David Heck | The Sauce

This is a period of turnover in America. With Barack Obama winning the presidency and the Democrats picking up a significant number of seats in both the Senate and the House of Representatives, one thing is clear: The people were tired of the old administration.
    After eight years under one of the oddest, least successful presidents in history, the country has moved in a new direction. The only real question that anyone has left to ask is, "What took so long?"
    The same rings true for my New York Knickerbockers. Fellow fans and I have suffered for five years under a regime that even a toddler could tell is not doing its job. I would even go so far as to argue that Isiah Thomas has been worse as a general manager than George Bush has been as a president — and keeping this in perspective, most current polls have Bush's approval rating at under 30 percent.

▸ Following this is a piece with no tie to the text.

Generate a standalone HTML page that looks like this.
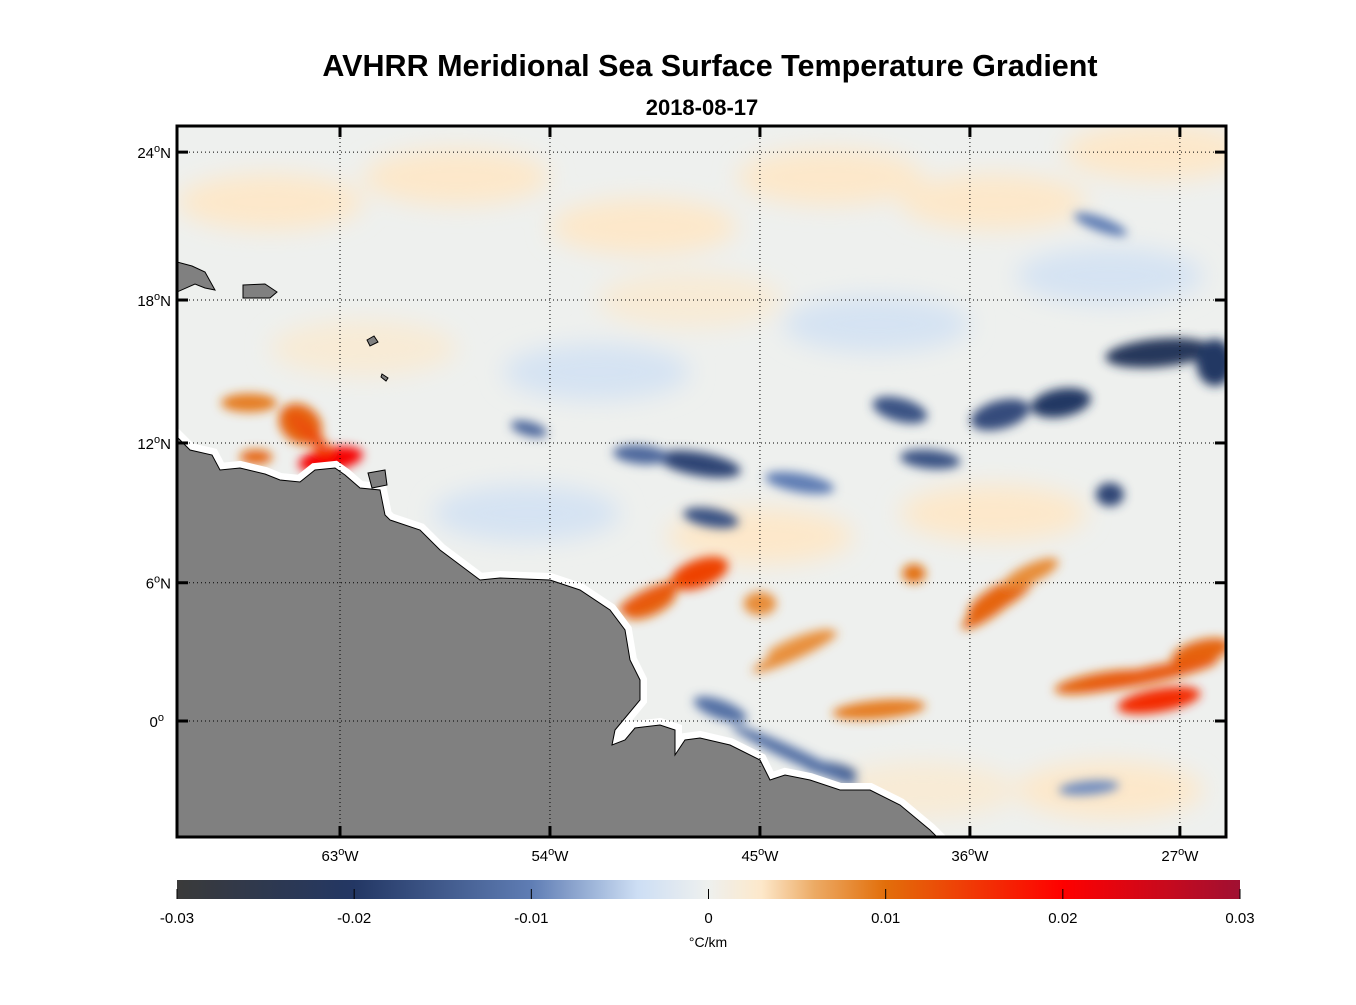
<!DOCTYPE html>
<html><head><meta charset="utf-8">
<style>
body{margin:0;background:#fff;font-family:"Liberation Sans",sans-serif;}
svg text{font-family:"Liberation Sans",sans-serif;}
</style></head>
<body>
<svg id="chart" width="1356" height="1000" viewBox="0 0 1356 1000" xmlns="http://www.w3.org/2000/svg">
<defs>
<filter id="blur" x="-50%" y="-50%" width="200%" height="200%"><feGaussianBlur stdDeviation="5"/></filter>
<filter id="blur2" x="-50%" y="-50%" width="200%" height="200%"><feGaussianBlur stdDeviation="12"/></filter>
<clipPath id="mapclip"><rect x="177" y="126" width="1049" height="711"/></clipPath>
<linearGradient id="cbgrad" x1="0" x2="1" y1="0" y2="0"></linearGradient>
</defs>
<text x="710" y="76" text-anchor="middle" font-size="30.5" font-weight="bold">AVHRR Meridional Sea Surface Temperature Gradient</text>
<text x="702" y="115" text-anchor="middle" font-size="22" font-weight="bold">2018-08-17</text>
<g clip-path="url(#mapclip)">
<rect x="177" y="126" width="1049" height="711" fill="#eef0ee"/>
<g id="soft" filter="url(#blur2)"></g>
<g id="blobs" filter="url(#blur)"></g>
<g id="land">
<polygon fill="#fff" stroke="#fff" stroke-width="14" points="177,437 190,450 212,455 220,470 240,468 265,474 280,480 300,482 315,470 335,468 345,475 360,488 380,490 385,515 390,520 420,530 440,550 460,565 480,580 500,578 550,580 580,590 610,610 625,630 630,660 640,680 640,700 615,730 612,745 625,740 635,728 660,725 675,730 675,755 685,740 700,738 730,745 760,760 770,780 785,775 810,780 840,790 870,790 900,805 930,830 940,840 177,840"/>
<polygon fill="#808080" stroke="#000" stroke-width="1" points="177,437 190,450 212,455 220,470 240,468 265,474 280,480 300,482 315,470 335,468 345,475 360,488 380,490 385,515 390,520 420,530 440,550 460,565 480,580 500,578 550,580 580,590 610,610 625,630 630,660 640,680 640,700 615,730 612,745 625,740 635,728 660,725 675,730 675,755 685,740 700,738 730,745 760,760 770,780 785,775 810,780 840,790 870,790 900,805 930,830 940,840 177,840"/>
<polygon fill="#808080" stroke="#000" stroke-width="1" points="368,473 385,470 387,485 372,488"/>
<polygon fill="#808080" stroke="#000" stroke-width="1" points="177,262 192,266 205,272 215,290 205,288 195,284 177,292"/>
<polygon fill="#808080" stroke="#000" stroke-width="1" points="243,285 265,284 277,292 270,298 243,298"/>
<polygon fill="#808080" stroke="#000" stroke-width="1" points="367,340 374,336 378,342 370,346"/>
<polygon fill="#808080" stroke="#000" stroke-width="1" points="382,374 388,378 386,381 381,377"/>
</g>
<g id="grid"></g>
</g>
<rect x="177" y="126" width="1049" height="711" fill="none" stroke="#000" stroke-width="3"/>
<g id="axes"></g>
<rect x="177" y="880" width="1063" height="19" fill="url(#cbgrad)"/>
<g id="cbticks"></g>
<text x="708" y="947" text-anchor="middle" font-size="14">°C/km</text>
</svg>
<script>
const lonTicks=[-63,-54,-45,-36,-27];
const lonLabels=["63","54","45","36","27"];
const latTicks=[24,18,12,6,0];
const latLabels=["24","18","12","6","0"];
const latHemi=["N","N","N","N",""];
const cbTicks=[-0.03,-0.02,-0.01,0,0.01,0.02,0.03];
const cbLabels=["-0.03","-0.02","-0.01","0","0.01","0.02","0.03"];
// feature centres (lon, lat), gradient value, extent (deg), orientation
const featLon=[-27.9,-25.5,-32.1,-39,-34.7,-47.6,-50.1,-54.9,-47.1,-37.7,-30,-30.4,-46.7,-42,-30.9,-43.3,-63.4,-64.7,-66.9,-66.6,-47.6,-49.7,-45,-34.7,-27.9,-30.4,-26.1,-39.9,-43.3,-38.4,-33.4,-43.5,-35.1,-28.3,-49.7,-64.3,-43.5];
const featLat=[15.8,15.4,13.7,13.4,13.2,11.1,11.5,12.6,8.8,11.3,9.8,21.1,0.5,-2.1,-2.9,10.3,11.3,12.8,13.7,11.4,6.4,5.1,5.1,5.4,0.9,1.7,3,0.5,3.4,6.4,6.4,3.0,4.9,2.0,5.4,12.4,-1.5];
const featVal=[-0.022,-0.02,-0.02,-0.016,-0.017,-0.018,-0.013,-0.013,-0.016,-0.016,-0.018,-0.01,-0.012,-0.015,-0.009,-0.01,0.021,0.011,0.009,0.011,0.014,0.011,0.008,0.011,0.016,0.011,0.011,0.009,0.007,0.01,0.008,0.008,0.011,0.012,0.012,0.013,-0.012];
const featRx=[2.3,0.8,1.3,1.2,1.3,1.8,1.2,0.8,1.2,1.3,0.6,1.2,1.2,1.2,1.3,1.5,1.4,1.0,1.2,0.7,1.3,1.2,0.7,1.6,1.8,2.0,1.3,2.0,1.5,0.5,1.3,2.0,1.5,3.0,1.5,1.2,3.0];
const featRy=[0.6,1.0,0.6,0.5,0.6,0.5,0.4,0.3,0.4,0.4,0.5,0.3,0.4,0.3,0.3,0.4,0.5,0.8,0.4,0.3,0.6,0.5,0.5,0.5,0.5,0.4,0.5,0.4,0.3,0.4,0.4,0.3,0.35,0.35,0.35,0.3,0.3];
const featRot=[-5,0,-10,15,-15,10,5,15,10,5,0,20,20,10,-5,10,-10,40,0,0,-20,-25,0,-30,-10,-10,-15,-5,-20,0,-25,-25,-35,-12,-25,45,25];
// broad weak background patches
const softLon=[-66,-58,-50,-42,-35,-28,-62,-52,-40,-30,-55,-45,-35,-60,-38,-30,-48];
const softLat=[22,23,21,23,22,24,16,15,17,19,9,8,9,3,-3,-3,18];
const softVal=[0.003,0.003,0.003,0.003,0.003,0.003,0.002,-0.003,-0.003,-0.003,-0.003,0.003,0.003,-0.003,0.002,0.003,0.002];
const x=lon=>340+(lon+63)*23.33;
const merc=lat=>Math.log(Math.tan(Math.PI/4+lat*Math.PI/360))*180/Math.PI;
const y=lat=>721-merc(lat)*23.0;
const cbx=v=>177+(v+0.03)/0.06*1063;
const stops=[[-0.03,[58,58,58]],[-0.02,[35,55,100]],[-0.01,[95,125,180]],[-0.004,[205,222,244]],[0,[238,240,238]],[0.003,[253,232,202]],[0.006,[236,170,100]],[0.01,[226,110,10]],[0.02,[255,0,0]],[0.03,[160,16,50]]];
function cmap(v){
 if(v<=stops[0][0])return rgb(stops[0][1]);
 for(let i=1;i<stops.length;i++){if(v<=stops[i][0]){const a=stops[i-1],b=stops[i];const t=(v-a[0])/(b[0]-a[0]);return rgb(a[1].map((c,k)=>c+(b[1][k]-c)*t));}}
 return rgb(stops[stops.length-1][1]);
}
function rgb(c){return `rgb(${c.map(Math.round).join(',')})`;}
const NS='http://www.w3.org/2000/svg';
function mk(tag,attrs,parent){const e=document.createElementNS(NS,tag);for(const k in attrs)e.setAttribute(k,attrs[k]);parent.appendChild(e);return e;}
const soft=document.getElementById('soft');
softLon.forEach((lo,i)=>{
 const e=mk('ellipse',{cx:x(lo),cy:y(softLat[i]),rx:4*23.33,ry:1.2*23.5,fill:cmap(softVal[i])},soft);
 
 
});
const blobs=document.getElementById('blobs');
featLon.forEach((lo,i)=>{
 const cx=x(lo),cy=y(featLat[i]);
 const e=mk('ellipse',{cx:cx,cy:cy,rx:featRx[i]*23.33,ry:featRy[i]*23.5,fill:cmap(featVal[i]),transform:`rotate(${featRot[i]} ${cx} ${cy})`},blobs);
 
 
});
const grid=document.getElementById('grid');
lonTicks.forEach(l=>{const e=mk('line',{x1:x(l),x2:x(l),y1:126,y2:837,stroke:'#000','stroke-width':1,'stroke-dasharray':'1,3'},grid);
 });
latTicks.forEach(l=>{const e=mk('line',{x1:177,x2:1226,y1:y(l),y2:y(l),stroke:'#000','stroke-width':1,'stroke-dasharray':'1,3'},grid);
 });
const axes=document.getElementById('axes');
function degLabel(t,num,hemi){
 t.appendChild(document.createTextNode(num));
 const s=mk('tspan',{'font-size':11,dy:-6},t);s.textContent='o';
 if(hemi){const h=mk('tspan',{dy:6},t);h.textContent=hemi;}
}
lonTicks.forEach((l,i)=>{
 mk('line',{x1:x(l),x2:x(l),y1:826,y2:837,stroke:'#000','stroke-width':3},axes);
 mk('line',{x1:x(l),x2:x(l),y1:126,y2:137,stroke:'#000','stroke-width':3},axes);
 const t=mk('text',{x:x(l),y:861,'text-anchor':'middle','font-size':15},axes);
 degLabel(t,lonLabels[i],'W');
 
});
latTicks.forEach((l,i)=>{
 mk('line',{x1:177,x2:188,y1:y(l),y2:y(l),stroke:'#000','stroke-width':3},axes);
 mk('line',{x1:1215,x2:1226,y1:y(l),y2:y(l),stroke:'#000','stroke-width':3},axes);
 const t=mk('text',{x:latHemi[i]?171:164,y:y(l)+6,'text-anchor':'end','font-size':15},axes);
 degLabel(t,latLabels[i],latHemi[i]);
 
});
const grad=document.getElementById('cbgrad');
for(let i=0;i<=60;i++){const v=-0.03+i*0.001;mk('stop',{offset:(i/60),'stop-color':cmap(v)},grad);}
const cbt=document.getElementById('cbticks');
cbTicks.forEach((v,i)=>{
 mk('line',{x1:cbx(v),x2:cbx(v),y1:889,y2:899,stroke:'#000','stroke-width':1},cbt);
 const t=mk('text',{x:cbx(v),y:923,'text-anchor':'middle','font-size':15},cbt);
 t.textContent=cbLabels[i];
 
});
</script>
</body></html>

    Remember how Bush took over a country with a massive surplus and turned it into trillions of dollars of debt? Well, Isiah managed to one-up him. He took over a team already devoid of talent and well over the salary cap. Any reasonable person would have recognized the long and difficult rebuilding process ahead; the Knicks would simply have to wait out their overpriced contracts — a difficult task in New York, but a necessary one in this case — and build through the draft until they had enough money to make moves through free agency.

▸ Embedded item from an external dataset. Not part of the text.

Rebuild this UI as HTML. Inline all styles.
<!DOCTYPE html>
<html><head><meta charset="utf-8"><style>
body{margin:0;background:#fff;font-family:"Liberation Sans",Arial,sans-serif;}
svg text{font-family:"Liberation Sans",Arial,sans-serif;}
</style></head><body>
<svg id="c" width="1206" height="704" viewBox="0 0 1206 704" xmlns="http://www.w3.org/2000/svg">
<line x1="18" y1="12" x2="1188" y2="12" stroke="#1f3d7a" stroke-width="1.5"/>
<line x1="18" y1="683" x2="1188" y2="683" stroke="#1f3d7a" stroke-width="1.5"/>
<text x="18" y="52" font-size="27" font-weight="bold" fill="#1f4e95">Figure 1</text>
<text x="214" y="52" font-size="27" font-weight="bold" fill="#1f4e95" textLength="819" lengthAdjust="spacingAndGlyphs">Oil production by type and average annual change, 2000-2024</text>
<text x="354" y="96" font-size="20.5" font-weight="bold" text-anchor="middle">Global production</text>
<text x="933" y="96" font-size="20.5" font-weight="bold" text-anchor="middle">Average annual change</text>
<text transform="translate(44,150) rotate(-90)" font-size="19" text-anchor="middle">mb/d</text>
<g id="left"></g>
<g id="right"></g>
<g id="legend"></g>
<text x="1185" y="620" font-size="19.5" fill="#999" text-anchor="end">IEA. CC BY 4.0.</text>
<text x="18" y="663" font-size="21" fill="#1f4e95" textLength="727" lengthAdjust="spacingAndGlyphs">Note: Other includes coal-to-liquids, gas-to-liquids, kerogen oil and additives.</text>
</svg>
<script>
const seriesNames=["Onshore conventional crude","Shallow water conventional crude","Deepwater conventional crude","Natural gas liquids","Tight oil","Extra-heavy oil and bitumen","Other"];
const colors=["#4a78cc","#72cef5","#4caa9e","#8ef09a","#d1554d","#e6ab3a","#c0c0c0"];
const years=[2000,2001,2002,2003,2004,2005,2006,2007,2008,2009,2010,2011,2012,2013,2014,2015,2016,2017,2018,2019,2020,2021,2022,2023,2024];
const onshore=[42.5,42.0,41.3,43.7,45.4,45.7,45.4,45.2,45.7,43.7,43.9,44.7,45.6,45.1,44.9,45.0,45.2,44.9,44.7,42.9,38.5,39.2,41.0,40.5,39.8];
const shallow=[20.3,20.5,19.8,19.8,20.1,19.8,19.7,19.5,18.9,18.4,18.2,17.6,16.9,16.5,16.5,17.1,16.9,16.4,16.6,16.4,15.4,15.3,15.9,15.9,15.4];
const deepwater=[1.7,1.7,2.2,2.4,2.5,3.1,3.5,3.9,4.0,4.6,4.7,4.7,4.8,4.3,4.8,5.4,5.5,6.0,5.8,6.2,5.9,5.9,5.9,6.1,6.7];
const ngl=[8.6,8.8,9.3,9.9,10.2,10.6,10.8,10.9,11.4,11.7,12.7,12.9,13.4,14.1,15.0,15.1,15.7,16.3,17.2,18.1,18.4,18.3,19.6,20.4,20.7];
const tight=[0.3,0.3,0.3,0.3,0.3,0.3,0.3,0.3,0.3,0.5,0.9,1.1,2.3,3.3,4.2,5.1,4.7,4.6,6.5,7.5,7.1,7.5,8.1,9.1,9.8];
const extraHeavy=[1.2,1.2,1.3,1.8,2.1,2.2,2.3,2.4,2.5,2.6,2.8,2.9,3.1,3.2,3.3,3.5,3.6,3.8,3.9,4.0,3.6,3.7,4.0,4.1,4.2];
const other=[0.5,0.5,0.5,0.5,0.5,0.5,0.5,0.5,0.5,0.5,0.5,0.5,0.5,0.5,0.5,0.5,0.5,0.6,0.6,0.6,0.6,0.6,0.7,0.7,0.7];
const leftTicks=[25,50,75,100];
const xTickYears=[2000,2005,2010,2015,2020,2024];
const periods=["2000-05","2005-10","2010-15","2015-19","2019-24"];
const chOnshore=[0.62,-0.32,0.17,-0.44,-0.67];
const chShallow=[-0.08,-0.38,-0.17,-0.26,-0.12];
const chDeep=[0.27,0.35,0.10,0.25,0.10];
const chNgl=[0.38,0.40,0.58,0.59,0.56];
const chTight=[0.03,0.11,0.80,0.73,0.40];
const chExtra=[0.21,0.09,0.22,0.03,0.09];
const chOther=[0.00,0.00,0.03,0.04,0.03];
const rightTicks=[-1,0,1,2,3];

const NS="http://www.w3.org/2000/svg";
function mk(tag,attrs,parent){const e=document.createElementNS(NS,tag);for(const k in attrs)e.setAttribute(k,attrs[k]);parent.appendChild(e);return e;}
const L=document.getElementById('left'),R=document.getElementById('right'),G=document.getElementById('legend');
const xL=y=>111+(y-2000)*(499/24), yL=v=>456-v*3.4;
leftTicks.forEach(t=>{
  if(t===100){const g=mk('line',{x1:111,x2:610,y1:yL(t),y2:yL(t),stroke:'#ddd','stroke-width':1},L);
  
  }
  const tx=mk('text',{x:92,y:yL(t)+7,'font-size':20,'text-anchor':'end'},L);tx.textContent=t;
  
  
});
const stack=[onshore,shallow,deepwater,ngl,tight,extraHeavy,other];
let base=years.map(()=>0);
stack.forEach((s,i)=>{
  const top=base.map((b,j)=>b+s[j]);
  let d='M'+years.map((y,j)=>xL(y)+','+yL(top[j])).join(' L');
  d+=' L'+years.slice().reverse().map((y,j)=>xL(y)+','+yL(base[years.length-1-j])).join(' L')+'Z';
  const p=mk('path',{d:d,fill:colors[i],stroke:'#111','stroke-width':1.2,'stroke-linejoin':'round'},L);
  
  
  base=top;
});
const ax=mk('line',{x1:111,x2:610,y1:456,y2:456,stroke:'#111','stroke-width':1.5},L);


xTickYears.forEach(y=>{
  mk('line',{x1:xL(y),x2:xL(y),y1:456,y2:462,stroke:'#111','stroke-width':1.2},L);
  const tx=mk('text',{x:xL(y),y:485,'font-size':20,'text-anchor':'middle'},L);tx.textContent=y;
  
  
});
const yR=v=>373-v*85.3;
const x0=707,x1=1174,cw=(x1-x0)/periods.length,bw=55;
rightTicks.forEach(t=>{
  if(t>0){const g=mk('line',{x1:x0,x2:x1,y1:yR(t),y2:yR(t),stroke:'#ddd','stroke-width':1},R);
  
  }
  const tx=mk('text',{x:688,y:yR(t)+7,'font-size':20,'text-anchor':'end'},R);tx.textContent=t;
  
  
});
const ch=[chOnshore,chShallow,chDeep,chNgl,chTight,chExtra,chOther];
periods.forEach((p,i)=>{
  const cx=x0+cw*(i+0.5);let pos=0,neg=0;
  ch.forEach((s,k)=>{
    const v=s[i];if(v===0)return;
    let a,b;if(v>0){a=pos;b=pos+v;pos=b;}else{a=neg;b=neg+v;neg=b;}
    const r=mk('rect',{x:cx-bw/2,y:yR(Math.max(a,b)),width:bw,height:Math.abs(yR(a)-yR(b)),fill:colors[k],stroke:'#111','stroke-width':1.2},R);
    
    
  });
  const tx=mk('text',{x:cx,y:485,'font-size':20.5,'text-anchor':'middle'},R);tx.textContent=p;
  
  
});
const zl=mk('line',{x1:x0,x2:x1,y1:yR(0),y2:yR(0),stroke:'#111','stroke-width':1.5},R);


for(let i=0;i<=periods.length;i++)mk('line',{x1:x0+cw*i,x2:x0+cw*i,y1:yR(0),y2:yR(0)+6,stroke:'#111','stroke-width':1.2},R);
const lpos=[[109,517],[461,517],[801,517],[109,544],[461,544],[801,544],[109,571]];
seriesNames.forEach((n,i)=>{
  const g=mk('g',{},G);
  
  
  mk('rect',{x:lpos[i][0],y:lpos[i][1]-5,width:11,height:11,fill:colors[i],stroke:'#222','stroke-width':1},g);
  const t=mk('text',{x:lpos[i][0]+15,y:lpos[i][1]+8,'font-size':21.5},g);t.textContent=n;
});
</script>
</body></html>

    So what did Isiah actually do? He made trades that INCREASED the team's total salary, and in doing so traded away the team's draft picks that it was supposed to rebuild with. So instead of LaMarcus Aldridge or Brandon Roy in 2006, and instead of Joakim Noah or Al Thornton in 2007, we got three years of 14 points and six boards per game from Eddy Curry.
    That's right, Isiah traded away the future talent and financial well-being of the Knicks for a career underachieving big man. And what did he do in New York? Surprise! He underachieved!
    The most rebounds per game Curry averaged in New York — and for that matter, in his career — was seven. The man is 6-foot-11, 285 pounds, and the best he's ever done is seven boards per game. To put that in perspective, Jason Kidd, at 6-foot-4, 210, has bested that mark six times in his career, including last season when he was 34.
    So obviously, I'm quite happy that through three games this season, the only thing Eddy Curry has recorded in the stat book is "DNP — Coach's Decision." This relic of the Isiah administration is just that: a relic.
    But there's another remnant from Isiah that Mike D'Antoni shouldn't be so quick to discard: Stephon Marbury.
    No, I don't like the guy either, but talent is talent. Curry never showed the ability to put up numbers; Marbury has. Curry was replaced at center by the similar but much more productive Zach Randolph. Marbury was replaced by ... Chris Duhon?
    It doesn't make sense. The Knicks finally have a fast-paced system in which Marbury could thrive, and they're paying him $20 mil to sit on the bench. I don't care what anybody says about his decline; working under three coaches in three years and playing with the scrubs that Isiah brought in, anyone's numbers would have taken a dip. With Duhon averaging 6.7 points and 4.3 assists in the first three games, what's there to lose by giving Marbury a shot?
    Team chemistry is obviously important, especially in a sport like basketball in which ball movement makes a huge difference. But are the Knicks playing more like a team with Duhon? I don't know — D'Antoni certainly has more inside information than I do, but it seems doubtful. Marbury can be quite the ball distributor himself.
    So why wait for an excuse like an injury to insert him into the playing rotation? The Knicks, like America, should take a chance. He could be just the change that the team needs.